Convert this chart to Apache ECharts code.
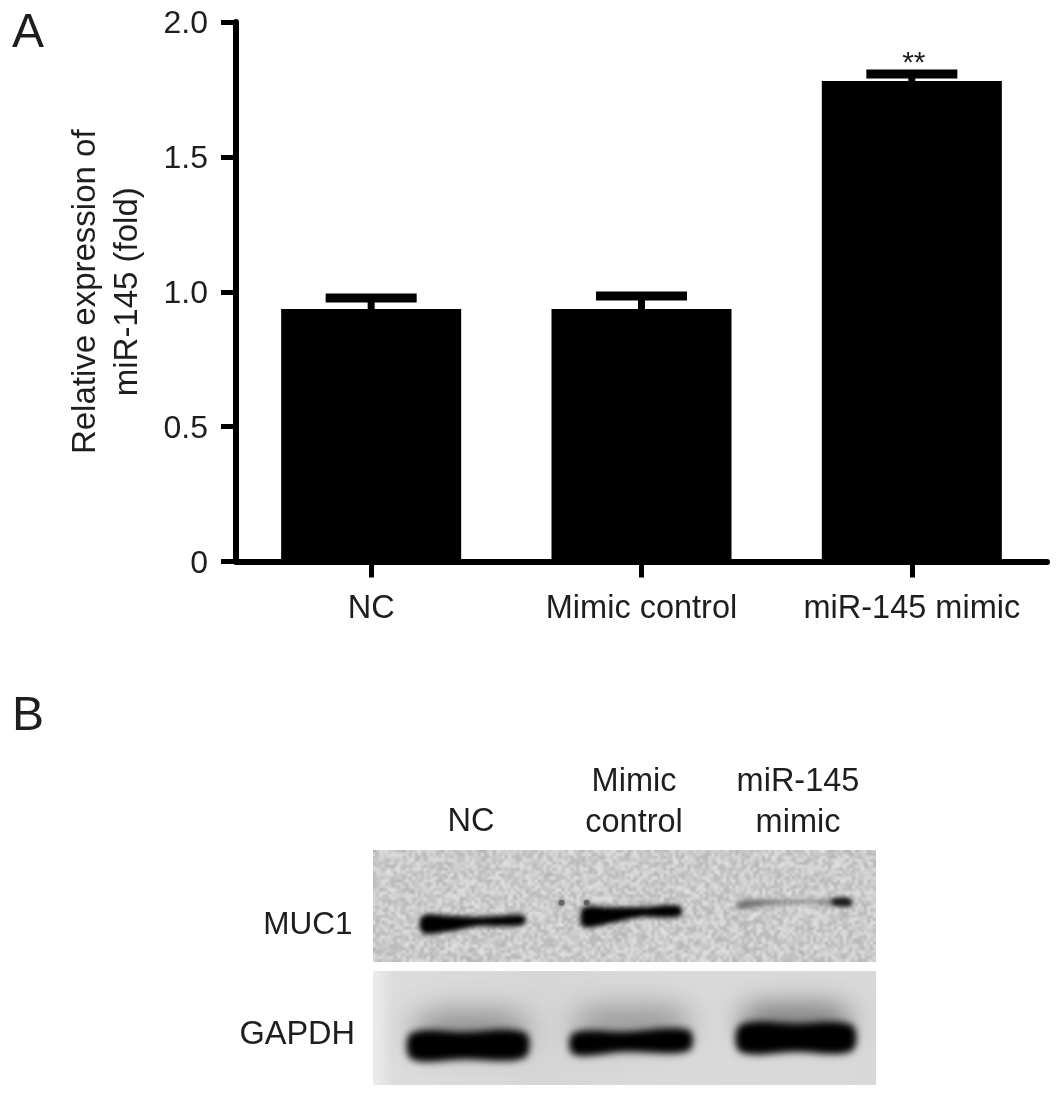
<!DOCTYPE html>
<html><head><meta charset="utf-8">
<style>html,body{margin:0;padding:0;background:#fff}#c{width:1063px;height:1097px}</style>
<script src="https://cdn.jsdelivr.net/npm/echarts@6/dist/echarts.min.js"></script></head>
<body><div id="c"></div>
<script>
const categories = ['NC', 'Mimic control', 'miR-145 mimic'];
const means = [0.936, 0.936, 1.781];
const errors = [0.041, 0.048, 0.026];
const significance = ['', '', '**'];
const yTicks = [0, 0.5, 1, 1.5, 2];
const laneLabels = ['NC', 'Mimic\ncontrol', 'miR-145\nmimic'];
const proteins = ['MUC1', 'GAPDH'];
// blot bands, in percent of the blot area: knots of [x, y, thickness]
const muc1NC = [[9.8,31.6,7.0],[15.3,31.3,6.6],[20.9,30.4,3.8],[25.2,30.2,4.4],[30,29.8,3.6]];
const muc1Mimic = [[41.8,28.6,8.0],[47.1,27.8,6.8],[53.1,26.4,4.2],[61,26.0,4.4]];
const muc1MiRFaint = [[72.6,23.6,2.8],[76,22.7,2.8],[81,22.0,1.5],[89,22.0,1.5],[95.2,22.4,3.2]];
const muc1MiRSpot = [[91.5,22,2.4],[94.8,22.2,2.4]];
const gapdhNC = [[7.6,83.4,11],[18,83.2,11.6],[30.2,83,10.6]];
const gapdhMimic = [[39.8,82.4,9],[50,81.6,8.6],[62.8,81,8.8]];
const gapdhMiR = [[73,80.2,11.4],[84,79.8,12],[95.2,80,11]];
const bands = [
  {knots: muc1MiRFaint, grey: '#6e6e6e', blur: 5},
  {knots: muc1MiRSpot, grey: '#181818', blur: 4},
  {knots: muc1NC, grey: '#000000', blur: 5},
  {knots: muc1Mimic, grey: '#000000', blur: 5},
  {knots: gapdhNC, grey: '#000000', blur: 7},
  {knots: gapdhMimic, grey: '#000000', blur: 7},
  {knots: gapdhMiR, grey: '#000000', blur: 7}
];
const halos = [
  {knots: [[9,77,8],[18,76,11],[30,77,8]], grey: 'rgba(70,70,70,0.7)', blur: 32},
  {knots: [[41,75,8],[50,74,10],[62,74,8]], grey: 'rgba(70,70,70,0.65)', blur: 32},
  {knots: [[74,73,9],[84,72,11],[94,73,9]], grey: 'rgba(60,60,60,0.7)', blur: 28}
];
const specks = [[37.5,22.4],[42.5,22.4]];

function mottled(w, h, base, amp, cell) {
  const small = document.createElement('canvas');
  const sw = Math.ceil(w / cell), sh = Math.ceil(h / cell); small.width = sw; small.height = sh;
  const sc = small.getContext('2d'), im = sc.createImageData(sw, sh);
  for (let y = 0; y < sh; y++) for (let x = 0; x < sw; x++) {
    const s = Math.sin(x * 127.1 + y * 311.7) * 43758.5453;
    const v = base + (s - Math.floor(s) - 0.5) * amp, i = (y * sw + x) * 4;
    im.data[i] = im.data[i + 1] = im.data[i + 2] = v; im.data[i + 3] = 255;
  }
  sc.putImageData(im, 0, 0);
  const cv = document.createElement('canvas'); cv.width = w; cv.height = h;
  const c = cv.getContext('2d'); c.imageSmoothingEnabled = true; c.imageSmoothingQuality = 'high';
  c.drawImage(small, 0, 0, w, h);
  return cv;
}

function bandPolygon(api, knots) {
  const up = knots.map(k => api.coord([k[0], k[1] - k[2] / 2]));
  const down = knots.slice().reverse().map(k => api.coord([k[0], k[1] + k[2] / 2]));
  return up.concat(down);
}
// each band is painted only by its blurred shadow, so its edges are soft like a film exposure
const OFFSET = 3000;
function renderBand(list) {
  return function (params, api) {
    const b = list[params.dataIndex];
    return {type: 'polygon', x: -OFFSET, shape: {points: bandPolygon(api, b.knots), smooth: 0.35},
      style: {fill: '#000', shadowBlur: b.blur, shadowColor: b.grey, shadowOffsetX: OFFSET}};
  };
}
const font = '"Liberation Sans", Arial, sans-serif';
const ink = '#1e1e1e';
const chart = echarts.init(document.getElementById('c'), null, {renderer: 'canvas'});
const txt = (x, y, text, size, align, lh) => ({type: 'text', x, y, z: 10,
  style: {text, font: size + 'px ' + font, fill: ink, align: align || 'left', verticalAlign: 'middle', lineHeight: lh || size}});
chart.setOption({
  animation: false,
  backgroundColor: '#fff',
  grid: [
    {left: 236, top: 22, width: 811, height: 539.5},
    {left: 373, top: 850, width: 503, height: 235, show: false}
  ],
  xAxis: [
    {type: 'category', gridIndex: 0, data: categories,
     axisLine: {lineStyle: {color: '#000', width: 6}},
     axisTick: {show: true, alignWithLabel: true, interval: 0, length: 16, lineStyle: {color: '#000', width: 5}},
     axisLabel: {color: ink, fontFamily: font, fontSize: 32.5, margin: 31, interval: 0, hideOverlap: false}},
    {type: 'value', gridIndex: 1, min: 0, max: 100, show: false}
  ],
  yAxis: [
    {type: 'value', gridIndex: 0, min: 0, max: 2, interval: 0.5,
     name: 'Relative expression of\nmiR-145 (fold)', nameLocation: 'middle', nameGap: 87, nameRotate: 90,
     nameTextStyle: {color: ink, fontFamily: font, fontSize: 33, lineHeight: 42},
     splitLine: {show: false},
     axisLine: {show: true, lineStyle: {color: '#000', width: 6}},
     axisTick: {show: true, length: 15, lineStyle: {color: '#000', width: 5}},
     axisLabel: {margin: 28,
       rich: {t: {color: ink, fontFamily: font, fontSize: 32, padding: [5, 0, 0, 0]}},
       formatter: v => yTicks.includes(v) ? '{t|' + (v === 0 ? '0' : v.toFixed(1)) + '}' : ''}},
    {type: 'value', gridIndex: 1, min: 0, max: 100, inverse: true, show: false}
  ],
  graphic: [
    txt(12, 33.5, 'A', 48), txt(12, 717, 'B', 48),
    {type: 'image', x: 373, y: 850, z: -1, style: {image: mottled(503, 112, 203, 42, 3), x: 0, y: 0, width: 503, height: 112}},
    {type: 'rect', x: 373, y: 971, z: -1, shape: {x: 0, y: 0, width: 503, height: 114},
      style: {fill: new echarts.graphic.LinearGradient(0, 0, 1, 0, [
        {offset: 0, color: '#ececec'}, {offset: 0.04, color: '#dcdcdc'}, {offset: 0.34, color: '#d6d6d6'},
        {offset: 0.62, color: '#dadada'}, {offset: 1, color: '#d8d8d8'}])}},
    txt(471, 822, laneLabels[0], 32.5, 'center'),
    txt(634, 802.5, laneLabels[1], 32.5, 'center', 41),
    txt(798, 802.5, laneLabels[2], 32.5, 'center', 41),
    txt(352.5, 925, proteins[0], 31.5, 'right'),
    txt(355, 1035, proteins[1], 32.5, 'right')
  ],
  series: [
    {type: 'bar', xAxisIndex: 0, yAxisIndex: 0, data: means, barWidth: 180,
     itemStyle: {color: '#000'}},
    {type: 'custom', xAxisIndex: 0, yAxisIndex: 0, z: 3, clip: false,
     data: categories.map((c, i) => [i, means[i] + errors[i]]),
     encode: {x: 0, y: 1},
     renderItem(params, api) {
       const i = api.value(0), top = api.coord([i, means[i] + errors[i]]), base = api.coord([i, means[i]]);
       const capW = 91, capH = 9, stemW = 7;
       return {type: 'group', children: [
         {type: 'rect', shape: {x: top[0] - stemW / 2, y: top[1], width: stemW, height: base[1] - top[1]}, style: {fill: '#000'}},
         {type: 'rect', shape: {x: top[0] - capW / 2, y: top[1] - capH / 2, width: capW, height: capH}, style: {fill: '#000'}},
         {type: 'text', style: {x: top[0] + 2, y: top[1] + 5, text: significance[i], fill: ink,
           font: '30px ' + font, align: 'center', verticalAlign: 'bottom'}}
       ]};
     }},
    {type: 'custom', xAxisIndex: 1, yAxisIndex: 1, z: 1, data: halos.map((b, i) => [i, 0]), renderItem: renderBand(halos), silent: true},
    {type: 'custom', xAxisIndex: 1, yAxisIndex: 1, z: 2, data: bands.map((b, i) => [i, 0]), renderItem: renderBand(bands), silent: true},
    {type: 'scatter', xAxisIndex: 1, yAxisIndex: 1, z: 2, silent: true, data: specks,
     symbolSize: 6, itemStyle: {color: '#555', shadowBlur: 4, shadowColor: '#555'}}
  ]
});
</script></body></html>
-.-.-
**TASK STATEMENT**
Leave out the pictures. Transcribe only the lines above, from the first through the one that contains "const specks = [[37.5,22.4],[42.5,22.4]];".

**OUTPUT**
Convert this chart to Apache ECharts code.
<!DOCTYPE html>
<html><head><meta charset="utf-8">
<style>html,body{margin:0;padding:0;background:#fff}#c{width:1063px;height:1097px}</style>
<script src="https://cdn.jsdelivr.net/npm/echarts@6/dist/echarts.min.js"></script></head>
<body><div id="c"></div>
<script>
const categories = ['NC', 'Mimic control', 'miR-145 mimic'];
const means = [0.936, 0.936, 1.781];
const errors = [0.041, 0.048, 0.026];
const significance = ['', '', '**'];
const yTicks = [0, 0.5, 1, 1.5, 2];
const laneLabels = ['NC', 'Mimic\ncontrol', 'miR-145\nmimic'];
const proteins = ['MUC1', 'GAPDH'];
// blot bands, in percent of the blot area: knots of [x, y, thickness]
const muc1NC = [[9.8,31.6,7.0],[15.3,31.3,6.6],[20.9,30.4,3.8],[25.2,30.2,4.4],[30,29.8,3.6]];
const muc1Mimic = [[41.8,28.6,8.0],[47.1,27.8,6.8],[53.1,26.4,4.2],[61,26.0,4.4]];
const muc1MiRFaint = [[72.6,23.6,2.8],[76,22.7,2.8],[81,22.0,1.5],[89,22.0,1.5],[95.2,22.4,3.2]];
const muc1MiRSpot = [[91.5,22,2.4],[94.8,22.2,2.4]];
const gapdhNC = [[7.6,83.4,11],[18,83.2,11.6],[30.2,83,10.6]];
const gapdhMimic = [[39.8,82.4,9],[50,81.6,8.6],[62.8,81,8.8]];
const gapdhMiR = [[73,80.2,11.4],[84,79.8,12],[95.2,80,11]];
const bands = [
  {knots: muc1MiRFaint, grey: '#6e6e6e', blur: 5},
  {knots: muc1MiRSpot, grey: '#181818', blur: 4},
  {knots: muc1NC, grey: '#000000', blur: 5},
  {knots: muc1Mimic, grey: '#000000', blur: 5},
  {knots: gapdhNC, grey: '#000000', blur: 7},
  {knots: gapdhMimic, grey: '#000000', blur: 7},
  {knots: gapdhMiR, grey: '#000000', blur: 7}
];
const halos = [
  {knots: [[9,77,8],[18,76,11],[30,77,8]], grey: 'rgba(70,70,70,0.7)', blur: 32},
  {knots: [[41,75,8],[50,74,10],[62,74,8]], grey: 'rgba(70,70,70,0.65)', blur: 32},
  {knots: [[74,73,9],[84,72,11],[94,73,9]], grey: 'rgba(60,60,60,0.7)', blur: 28}
];
const specks = [[37.5,22.4],[42.5,22.4]];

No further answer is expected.